Dans un noir et blanc cafardeux, Godard réalise, à sa façon, ce qu'on peut appeler un film de guerre, ou plus précisément un film sur la guerre. Ainsi deux jeunes types mobilisés par le Roi enfilent l'uniforme et prennent part à un conflit planétaire et obscur n'ayant évidemment sur la forme aucun caractère réaliste.
Godard n'a pas l'ambition, le goût et les moyens de réaliser une oeuvre hollywoodienne dont justement il prend le contre-pied, car "Les carabiniers" sont une réaction aux films de guerre classiques américains généralement portés à transcender les combats et à en édulcorer la férocité.
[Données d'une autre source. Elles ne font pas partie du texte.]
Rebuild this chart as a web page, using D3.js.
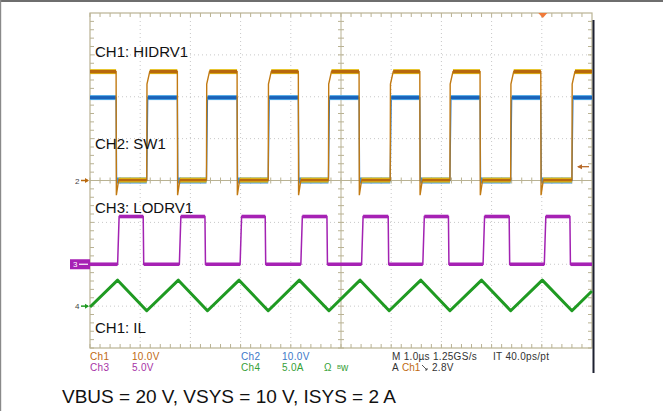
<!DOCTYPE html>
<html><head><meta charset="utf-8">
<script src="https://cdn.jsdelivr.net/npm/d3@7"></script>
<style>body{margin:0;background:#fff}svg{display:block}</style>
</head><body><svg id="c" width="663" height="411"></svg>
<script>
// ---- data (time in µs, 1 µs/div; 10 divs x 8 divs) ----
const timeDomain = [0, 10];
const divDomain = [-4, 4];
// channel settings
const chNames   = ["Ch1", "Ch2", "Ch3", "Ch4"];
const chScales  = ["10.0V", "10.0V", "5.0V", "5.0A"];
const chPerDiv  = [10, 10, 5, 5];
const chOffsets = [0, 0, -2, -3];   // ground marker position (divs)
// CH1 HIDRV1 edges (µs) and levels (V)
const hiRise = [1.13, 2.32, 3.55, 4.75, 5.98, 7.17, 8.38, 9.60];
const hiFall = [0.52, 1.74, 2.93, 4.15, 5.36, 6.57, 7.77, 8.98];
const hiLevels = {high: 26, step: 23, low: 0.1, under: -3.5};
// CH2 SW1 levels (V), same edges as CH1
const swLevels = {high: 19.8, low: 0};
// CH3 LODRV1 edges (µs) and levels (V)
const loRise = [0.55, 1.78, 2.99, 4.20, 5.41, 6.63, 7.83, 9.05];
const loFall = [1.06, 2.29, 3.49, 4.72, 5.94, 7.14, 8.35, 9.56];
const loLevels = {high: 5.7, low: 0};
// CH4 IL (A)
const ilTime  = [0, 0.55, 1.13, 1.76, 2.34, 2.97, 3.55, 4.17, 4.76, 5.38, 5.96, 6.59, 7.17, 7.80, 8.38, 9.01, 9.60, 10];
const ilValue = [-0.1, 3.1, -0.55, 3.1, -0.55, 3.1, -0.55, 3.1, -0.55, 3.1, -0.55, 3.1, -0.55, 3.1, -0.55, 3.1, -0.55, 1.8];
// text
const traceLabels = ["CH1: HIDRV1", "CH2: SW1", "CH3: LODRV1", "CH1: IL"];
const traceLabelDivs = [2.95, 0.75, -0.78, -3.63];
const title = "VBUS = 20 V, VSYS = 10 V, ISYS = 2 A";
const timebase = "M 1.0\u00b5s 1.25GS/s";
const recLen = "IT 40.0ps/pt";
const trigLevel = "2.8V";
const trigTime = 9.02;

// ---- scales ----
const svg = d3.select("#c");
const x = d3.scaleLinear().domain(timeDomain).range([90, 592]);
const y = d3.scaleLinear().domain(divDomain).range([348, 13]);
const toDiv = (ch, v) => v / chPerDiv[ch] + chOffsets[ch];

// outer frame
svg.append("rect").attr("x", 0).attr("y", 0).attr("width", 663).attr("height", 2).attr("fill", "#6e6e6e");
svg.append("rect").attr("x", 0).attr("y", 0).attr("width", 1.2).attr("height", 411).attr("fill", "#8a8a8a");

// ---- graticule ----
const g = svg.append("g");
const gridCol = "#c8c8c8", borderCol = "#b9b293";
d3.range(1, 10).filter(t => t !== 5).forEach(t => {
  g.append("line").attr("x1", x(t)).attr("x2", x(t)).attr("y1", y(4)).attr("y2", y(-4))
    .attr("stroke", gridCol).attr("stroke-width", 1).attr("stroke-dasharray", "1,3");
});
d3.range(-3, 4).filter(d => d !== 0).forEach(d => {
  g.append("line").attr("x1", x(0)).attr("x2", x(10)).attr("y1", y(d)).attr("y2", y(d))
    .attr("stroke", gridCol).attr("stroke-width", 1).attr("stroke-dasharray", "1,3");
});
// center axes
g.append("line").attr("x1", x(0)).attr("x2", x(10)).attr("y1", y(0)).attr("y2", y(0)).attr("stroke", borderCol);
g.append("line").attr("x1", x(5)).attr("x2", x(5)).attr("y1", y(4)).attr("y2", y(-4)).attr("stroke", borderCol);
const minorT = d3.range(0, 50).map(i => i * 0.2);
const minorD = d3.range(0, 40).map(i => -4 + i * 0.2);
minorT.forEach(t => {
  g.append("line").attr("x1", x(t)).attr("x2", x(t)).attr("y1", y(0) - 3).attr("y2", y(0) + 3).attr("stroke", borderCol);
  g.append("line").attr("x1", x(t)).attr("x2", x(t)).attr("y1", y(4)).attr("y2", y(4) + 4).attr("stroke", borderCol);
  g.append("line").attr("x1", x(t)).attr("x2", x(t)).attr("y1", y(-4)).attr("y2", y(-4) - 4).attr("stroke", borderCol);
});
minorD.forEach(d => {
  g.append("line").attr("x1", x(5) - 3).attr("x2", x(5) + 3).attr("y1", y(d)).attr("y2", y(d)).attr("stroke", borderCol);
  g.append("line").attr("x1", x(0)).attr("x2", x(0) + 4).attr("y1", y(d)).attr("y2", y(d)).attr("stroke", borderCol);
  g.append("line").attr("x1", x(10)).attr("x2", x(10) - 4).attr("y1", y(d)).attr("y2", y(d)).attr("stroke", borderCol);
});
g.append("rect").attr("x", x(0)).attr("y", y(4)).attr("width", x(10) - x(0)).attr("height", y(-4) - y(4))
  .attr("fill", "none").attr("stroke", borderCol).attr("stroke-width", 1.2);
// dark right edge of screen
svg.append("rect").attr("x", x(10) + 0.5).attr("y", 20).attr("width", 2).attr("height", 353).attr("fill", "#1d2030");

// ---- trace builders ----
const line = d3.line().x(d => x(d[0])).y(d => y(d[1]));
function buildSquare(rises, falls, ch, lv, riseShape, fallShape) {
  const ev = rises.map(t => ({t, r: true})).concat(falls.map(t => ({t, r: false}))).sort((a, b) => a.t - b.t);
  let state = ev.length && !ev[0].r ? "high" : "low";
  const pts = [[timeDomain[0], toDiv(ch, lv[state])]];
  const flats = [];
  let segStart = timeDomain[0];
  ev.forEach(e => {
    flats.push({a: segStart, b: e.t, v: toDiv(ch, lv[state]), level: state});
    const shape = e.r ? riseShape : fallShape;
    shape.forEach(([dt, key]) => pts.push([e.t + dt, toDiv(ch, lv[key])]));
    segStart = e.t + shape[shape.length - 1][0];
    state = e.r ? "high" : "low";
  });
  pts.push([timeDomain[1], toDiv(ch, lv[state])]);
  flats.push({a: segStart, b: timeDomain[1], v: toDiv(ch, lv[state]), level: state});
  return {pts, flats};
}
function drawFlats(flats, which, color, w) {
  flats.filter(f => which(f)).forEach(f => {
    svg.append("line").attr("x1", x(f.a)).attr("x2", x(f.b)).attr("y1", y(f.v)).attr("y2", y(f.v))
      .attr("stroke", color).attr("stroke-width", w);
  });
}

// CH2 SW1 (blue)
const sw = buildSquare(hiRise, hiFall, 1, swLevels, [[0, "low"], [0.02, "high"]], [[0, "high"], [0.01, "low"]]);
svg.append("path").attr("d", line(sw.pts)).attr("fill", "none").attr("stroke", "#2a78c8").attr("stroke-width", 1.3);
drawFlats(sw.flats, f => f.level === "high", "#4aa6e6", 5);
drawFlats(sw.flats, f => f.level === "high", "#1b62b8", 3);
drawFlats(sw.flats, f => f.level === "low", "#3d8fd8", 6);

// CH1 HIDRV1 (orange)
const hi = buildSquare(hiRise, hiFall, 0, hiLevels, [[0, "low"], [0.005, "step"], [0.06, "high"]], [[0, "high"], [0.005, "under"], [0.05, "low"]]);
drawFlats(hi.flats, f => true, "#e8c619", 5);
svg.append("path").attr("d", line(hi.pts)).attr("fill", "none").attr("stroke", "#c27a12").attr("stroke-width", 1.4);
drawFlats(hi.flats, f => f.level === "high", "#b8680c", 3.4);
drawFlats(hi.flats, f => f.level === "low", "#b86a10", 2.6);

// CH3 LODRV1 (purple)
const lo = buildSquare(loRise, loFall, 2, loLevels, [[0, "low"], [0.03, "high"]], [[0, "high"], [0.01, "low"]]);
svg.append("path").attr("d", line(lo.pts)).attr("fill", "none").attr("stroke", "#a222b2").attr("stroke-width", 1.5);
drawFlats(lo.flats, f => true, "#a622b4", 3.6);

// CH4 IL (green)
svg.append("path").attr("d", line(ilTime.map((t, i) => [t, toDiv(3, ilValue[i])])))
  .attr("fill", "none").attr("stroke", "#1f9a22").attr("stroke-width", 3).attr("stroke-linejoin", "round");

// ---- trace labels ----
traceLabels.forEach((t, i) => {
  svg.append("text").attr("x", 95).attr("y", y(traceLabelDivs[i])).text(t)
    .attr("font-family", "Liberation Sans, Arial, sans-serif").attr("font-size", 15).attr("fill", "#111");
});

// ---- markers ----
const mf = "Liberation Sans, Arial, sans-serif";
// ch1/2 ground marker
svg.append("text").attr("x", 75).attr("y", y(chOffsets[0]) + 3).text("2").attr("font-family", mf).attr("font-size", 8).attr("fill", "#444");
svg.append("path").attr("d", `M81,${y(0)} L88,${y(0)}`).attr("stroke", "#b8680c").attr("stroke-width", 1.5);
svg.append("path").attr("d", `M89,${y(0)} L85,${y(0) - 2.5} L85,${y(0) + 2.5}Z`).attr("fill", "#b8680c");
// ch3 marker
svg.append("rect").attr("x", 70).attr("y", y(chOffsets[2]) - 5).attr("width", 20).attr("height", 10).attr("fill", "#a622b4");
svg.append("text").attr("x", 73).attr("y", y(chOffsets[2]) + 3).text("3").attr("font-family", mf).attr("font-size", 8).attr("fill", "#fff");
svg.append("path").attr("d", `M79,${y(-2)} L88,${y(-2)}`).attr("stroke", "#fff").attr("stroke-width", 1.2);
// ch4 marker
svg.append("text").attr("x", 75).attr("y", y(chOffsets[3]) + 3).text("4").attr("font-family", mf).attr("font-size", 8).attr("fill", "#444");
svg.append("path").attr("d", `M81,${y(-3)} L88,${y(-3)}`).attr("stroke", "#1f9a22").attr("stroke-width", 1.5);
svg.append("path").attr("d", `M89,${y(-3)} L85,${y(-3) - 2.5} L85,${y(-3) + 2.5}Z`).attr("fill", "#1f9a22");
// trigger position marker (top)
svg.append("path").attr("d", `M${x(trigTime) - 4.5},${y(4)} L${x(trigTime) + 4.5},${y(4)} L${x(trigTime)},${y(4) + 5}Z`).attr("fill", "#f07a3a");
// trigger level marker (right)
const tl = y(toDiv(0, 2.8 + 0.5 + 0));
svg.append("path").attr("d", `M${x(10) - 14},${tl} L${x(10) - 3},${tl}`).attr("stroke", "#b86a2a").attr("stroke-width", 1.3);
svg.append("path").attr("d", `M${x(10) - 15},${tl} L${x(10) - 10},${tl - 2.5} L${x(10) - 10},${tl + 2.5}Z`).attr("fill", "#b86a2a");

// ---- readout ----
const lf = "Liberation Sans, Arial, sans-serif";
const ro = svg.append("g").attr("font-family", lf).attr("font-size", 10).attr("letter-spacing", 0.3);
const r1 = 360, r2 = 371;
const chColors = ["#c06a10", "#3b78c8", "#a632a6", "#36a036"];
ro.append("text").attr("x", 90).attr("y", r1).text(chNames[0]).attr("fill", chColors[0]);
ro.append("text").attr("x", 132).attr("y", r1).text(chScales[0]).attr("fill", chColors[0]);
ro.append("text").attr("x", 241).attr("y", r1).text(chNames[1]).attr("fill", chColors[1]);
ro.append("text").attr("x", 282).attr("y", r1).text(chScales[1]).attr("fill", chColors[1]);
ro.append("text").attr("x", 90).attr("y", r2).text(chNames[2]).attr("fill", chColors[2]);
ro.append("text").attr("x", 132).attr("y", r2).text(chScales[2]).attr("fill", chColors[2]);
ro.append("text").attr("x", 241).attr("y", r2).text(chNames[3]).attr("fill", chColors[3]);
ro.append("text").attr("x", 282).attr("y", r2).text(chScales[3]).attr("fill", chColors[3]);
ro.append("text").attr("x", 324).attr("y", r2).text("\u03a9").attr("fill", chColors[3]);
ro.append("text").attr("x", 337).attr("y", r2 - 2).text("B").attr("font-size", 6).attr("fill", chColors[3]);
ro.append("text").attr("x", 341).attr("y", r2).text("w").attr("fill", chColors[3]);
ro.append("text").attr("x", 392).attr("y", r1).text(timebase).attr("fill", "#333");
ro.append("text").attr("x", 493).attr("y", r1).text(recLen).attr("fill", "#333");
ro.append("text").attr("x", 392).attr("y", r2).text("A").attr("fill", "#333");
ro.append("text").attr("x", 402).attr("y", r2).text(chNames[0]).attr("fill", chColors[0]).attr("letter-spacing", 0);
ro.append("path").attr("d", `M422,${r2 - 6} L427,${r2 - 1} M425,${r2 - 1} L427,${r2 - 1} L427,${r2 - 3}`).attr("stroke", "#444").attr("fill", "none").attr("stroke-width", 0.9);
ro.append("text").attr("x", 432).attr("y", r2).text(trigLevel).attr("fill", "#333");

// ---- caption ----
svg.append("text").attr("x", 62).attr("y", 403).text(title)
  .attr("font-family", lf).attr("font-size", 19).attr("fill", "#111");
</script></body></html>
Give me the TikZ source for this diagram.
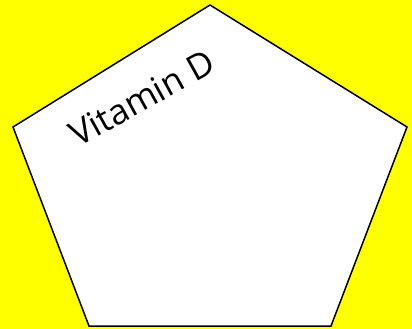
\documentclass[tikz,border=0pt]{standalone}
\usepackage{fontspec}
\newfontfamily\comicfont{Open Sans}
\definecolor{bgyellow}{RGB}{255,255,0}
\begin{document}
\begin{tikzpicture}[x=1pt,y=-1pt,
  pent/.style={draw=black,fill=white,line width=1.5pt,line join=miter},
  lbl/.style={font=\comicfont\fontsize{35}{40}\selectfont,text=black,inner sep=0pt}]
\fill[bgyellow] (0,0) rectangle (412,329);
\useasboundingbox (0,0) rectangle (412,329);
\coordinate (t) at (210,5);
\coordinate (r) at (407,127);
\coordinate (br) at (331,326);
\coordinate (bl) at (89,326);
\coordinate (l) at (13,127);
\draw[pent] (t) -- (r) -- (br) -- (bl) -- (l) -- cycle;
\node[lbl,rotate=29] (title) at (142,98) {Vitamin D};
\end{tikzpicture}
\end{document}
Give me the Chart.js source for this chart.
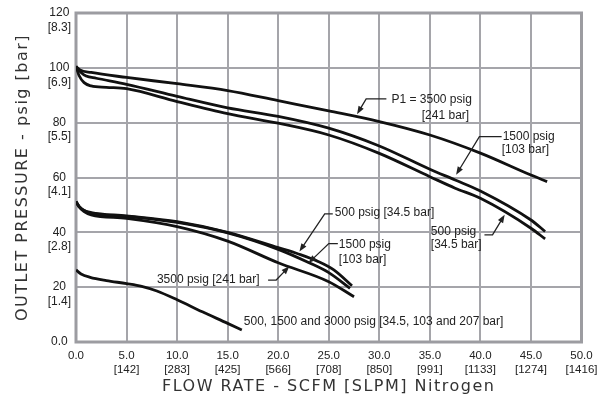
<!DOCTYPE html>
<html>
<head>
<meta charset="utf-8">
<script src="https://cdn.jsdelivr.net/npm/chart.js@4.4.1/dist/chart.umd.min.js"></script>
<style>
  html, body { margin: 0; padding: 0; background: #fff; }
</style>
</head>
<body>
<canvas id="chart" width="613" height="409"></canvas>
<script>
// tick labels (two unit systems)
const flowScfm = ['0.0', '5.0', '10.0', '15.0', '20.0', '25.0', '30.0', '35.0', '40.0', '45.0', '50.0'];
const flowSlpm = ['', '[142]', '[283]', '[425]', '[566]', '[708]', '[850]', '[991]', '[1133]', '[1274]', '[1416]'];
const pressPsig = ['0.0', '20', '40', '60', '80', '100', '120'];
const pressBar = ['', '[1.4]', '[2.8]', '[4.1]', '[5.5]', '[6.9]', '[8.3]'];

// outlet set ~100 psig
const hi3500Flow = [0, 0.4, 1.5, 5, 10, 15, 20, 25, 30, 35, 40, 45, 46.6];
const hi3500Psig = [100.5, 99.2, 98.3, 96.5, 94.2, 91.7, 88.0, 84.3, 80.4, 75.5, 68.9, 60.9, 58.5];
const hi1500Flow = [0, 0.5, 1, 2, 5, 10, 15, 20, 25, 30, 35, 37.5, 40, 45, 46.4];
const hi1500Psig = [100.5, 98.3, 97.0, 96.2, 94.0, 89.6, 85.4, 82.3, 78.0, 71.5, 63.0, 59.1, 55.1, 44.5, 40.3];
const hi500Flow = [0, 0.3, 0.8, 1.5, 3, 5, 10, 15, 20, 25, 30, 35, 37.5, 40, 45, 46.4];
const hi500Psig = [100.5, 97.2, 94.6, 93.4, 92.9, 92.4, 87.7, 83.3, 79.8, 75.5, 68.8, 60.3, 56.1, 52.4, 41.5, 37.6];

// outlet set ~50 psig
const mid500Flow = [0, 0.3, 0.8, 1.5, 5, 10, 15, 20, 22, 24, 25.5, 27.3];
const mid500Psig = [51.2, 49.5, 48.0, 47.2, 46.0, 43.9, 40.0, 34.4, 32.1, 29.3, 26.3, 20.5];
const mid1500Flow = [0, 0.3, 0.8, 1.5, 5, 10, 15, 20, 23, 25, 27.1];
const mid1500Psig = [51.2, 49.5, 48.0, 47.0, 45.8, 43.6, 39.8, 33.8, 29.0, 25.3, 19.6];
const mid3500Flow = [0, 0.3, 0.8, 1.5, 5, 10, 15, 20, 25, 27.5];
const mid3500Psig = [51.2, 49.3, 47.6, 46.4, 45.1, 42.1, 36.8, 28.9, 22.0, 16.5];

// outlet set ~25 psig (500, 1500 and 3000 psig inlet)
const lowFlow = [0, 0.5, 1.4, 3, 5, 6.5, 8, 10, 12.5, 15, 16.4];
const lowPsig = [26.3, 24.8, 23.6, 22.4, 21.3, 20.3, 18.6, 15.4, 11.0, 6.8, 4.4];

// callouts, placed in axis units
const notes = [
  { text: [['P1 = 3500 psig', 31.2, 88.3], ['[241 bar]', 34.2, 82.6]], lead: [[30.7, 88.7], [28.7, 88.7], [27.8, 83.1]] },
  { text: [['1500 psig', 42.2, 74.9], ['[103 bar]', 42.1, 70.1]], lead: [[42.1, 74.9], [39.9, 74.9], [37.6, 61.0]] },
  { text: [['500 psig', 35.1, 40.3], ['[34.5 bar]', 35.1, 35.4]], lead: [[40.4, 39.1], [41.2, 39.1], [42.4, 46.4]] },
  { text: [['500 psig [34.5 bar]', 25.6, 47.3]], lead: [[25.4, 46.7], [24.6, 46.7], [22.1, 33.0]] },
  { text: [['1500 psig', 26.0, 35.4], ['[103 bar]', 26.0, 29.9]], lead: [[25.9, 35.9], [25.0, 35.9], [23.0, 28.8]] },
  { text: [['3500 psig [241 bar]', 8.0, 22.6]], lead: [[19.0, 22.6], [19.8, 22.6], [21.1, 27.6]] },
  { text: [['500, 1500 and 3000 psig [34.5, 103 and 207 bar]', 16.6, 7.4]] }
];

const pairs = (xs, ys) => xs.map((v, i) => ({ x: v, y: ys[i] }));

const curve = (label, xs, ys) => ({
  label: label,
  data: pairs(xs, ys),
  borderColor: '#111',
  borderWidth: 2.8,
  pointRadius: 0,
  fill: false,
  cubicInterpolationMode: 'monotone'
});

// wider spacing for the axis titles only (titles draw before datasets, tick labels after)
const spacingPlugin = {
  id: 'spacing',
  beforeDraw(chart) { chart.ctx.letterSpacing = '1.5px'; },
  beforeDatasetsDraw(chart) { chart.ctx.letterSpacing = '0px'; }
};

const framePlugin = {
  id: 'frame',
  beforeDatasetsDraw(chart) {
    const { ctx, chartArea: a } = chart;
    ctx.save();
    ctx.strokeStyle = '#9c9ca1';
    ctx.lineWidth = 3;
    ctx.strokeRect(a.left, a.top, a.right - a.left, a.bottom - a.top);
    ctx.restore();
  }
};

const notesPlugin = {
  id: 'notes',
  afterDatasetsDraw(chart) {
    const { ctx } = chart;
    const sx = chart.scales.x, sy = chart.scales.y;
    ctx.save();
    ctx.font = '12px "Liberation Sans", Arial, sans-serif';
    ctx.fillStyle = '#222';
    ctx.strokeStyle = '#222';
    ctx.textBaseline = 'middle';
    ctx.lineWidth = 1.3;
    notes.forEach(n => {
      n.text.forEach(t => ctx.fillText(t[0], sx.getPixelForValue(t[1]), sy.getPixelForValue(t[2])));
      if (!n.lead) return;
      const pts = n.lead.map(p => [sx.getPixelForValue(p[0]), sy.getPixelForValue(p[1])]);
      const a = pts[pts.length - 2], b = pts[pts.length - 1];
      const ang = Math.atan2(b[1] - a[1], b[0] - a[0]);
      const len = 8, half = 3;
      ctx.beginPath();
      ctx.moveTo(pts[0][0], pts[0][1]);
      for (let i = 1; i < pts.length - 1; i++) ctx.lineTo(pts[i][0], pts[i][1]);
      ctx.lineTo(b[0] - len * 0.7 * Math.cos(ang), b[1] - len * 0.7 * Math.sin(ang));
      ctx.stroke();
      ctx.beginPath();
      ctx.moveTo(b[0], b[1]);
      ctx.lineTo(b[0] - len * Math.cos(ang) + half * Math.sin(ang), b[1] - len * Math.sin(ang) - half * Math.cos(ang));
      ctx.lineTo(b[0] - len * Math.cos(ang) - half * Math.sin(ang), b[1] - len * Math.sin(ang) + half * Math.cos(ang));
      ctx.closePath();
      ctx.fill();
    });
    ctx.restore();
  }
};

const titleFont = { family: '"DejaVu Sans", Verdana, sans-serif', size: 16 };

new Chart(document.getElementById('chart'), {
  type: 'line',
  data: {
    datasets: [
      curve('P1 = 3500 psig', hi3500Flow, hi3500Psig),
      curve('1500 psig', hi1500Flow, hi1500Psig),
      curve('500 psig', hi500Flow, hi500Psig),
      curve('500 psig', mid500Flow, mid500Psig),
      curve('1500 psig', mid1500Flow, mid1500Psig),
      curve('3500 psig', mid3500Flow, mid3500Psig),
      curve('500, 1500 and 3000 psig', lowFlow, lowPsig)
    ]
  },
  options: {
    responsive: false,
    animation: false,
    layout: { padding: { left: 0, top: 13, right: 31.5, bottom: 0 } },
    plugins: { legend: { display: false }, tooltip: { enabled: false } },
    scales: {
      x: {
        type: 'linear',
        min: 0,
        max: 50,
        grid: { color: '#a5a5aa', lineWidth: 2, drawTicks: false },
        border: { display: false },
        ticks: {
          z: 1,
          stepSize: 5,
          padding: 7,
          color: '#222',
          font: { family: '"Liberation Sans", Arial, sans-serif', size: 11.5 },
          maxRotation: 0,
          autoSkip: false,
          callback: (v, i) => flowSlpm[i] ? [flowScfm[i], flowSlpm[i]] : flowScfm[i]
        },
        title: {
          display: true,
          text: 'FLOW RATE - SCFM [SLPM] Nitrogen',
          color: '#333',
          font: titleFont,
          padding: { top: 0, bottom: 13 }
        },
        afterFit(s) { s.height = 67; s.paddingLeft = 0; s.paddingRight = 0; }
      },
      y: {
        min: 0,
        max: 120,
        grid: { color: '#a5a5aa', lineWidth: 2, drawTicks: false },
        border: { display: false },
        ticks: {
          z: 1,
          stepSize: 20,
          padding: 5,
          color: '#222',
          font: { family: '"Liberation Sans", Arial, sans-serif', size: 12 },
          crossAlign: 'center',
          autoSkip: false,
          callback: (v, i) => pressBar[i] ? ['', pressPsig[i], pressBar[i]] : pressPsig[i]
        },
        title: {
          display: true,
          text: 'OUTLET PRESSURE - psig [bar]',
          color: '#333',
          font: titleFont,
          padding: { top: 13, bottom: 0 }
        },
        afterFit(s) { s.width = 76; s.paddingTop = 0; s.paddingBottom = 0; }
      }
    }
  },
  plugins: [spacingPlugin, framePlugin, notesPlugin]
});
</script>
</body>
</html>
Godard remet les choses à leur place. Sa guerre à lui est certes une affaire d'escarmouches cocasses et d'une bande-son composée de bruits de fusils et de mitraillettes; mais, au moyen de mots et de dialogues impertinents, de panneaux de textes insérés dans le récit et d'images d'archives, le cinéaste dit ce qu'est la guerre: une boucherie où le soldat est par ailleurs autorisé à assassiner, violer et voler.
Toutes les idées de Godard ne sont pas lumineuses, d'autant que sa réalisation, elle aussi, s'autorise tout, s'affranchit des règles: un montage anarchique, des faux raccords, une interprétation anachronique, des digressions, etc, etc... Du Godard iconoclaste tel qu'il rebute ou fascine, espiègle et inventif, torpillant tout à la fois les lieux communs du sujet abordé que les conventions de son art.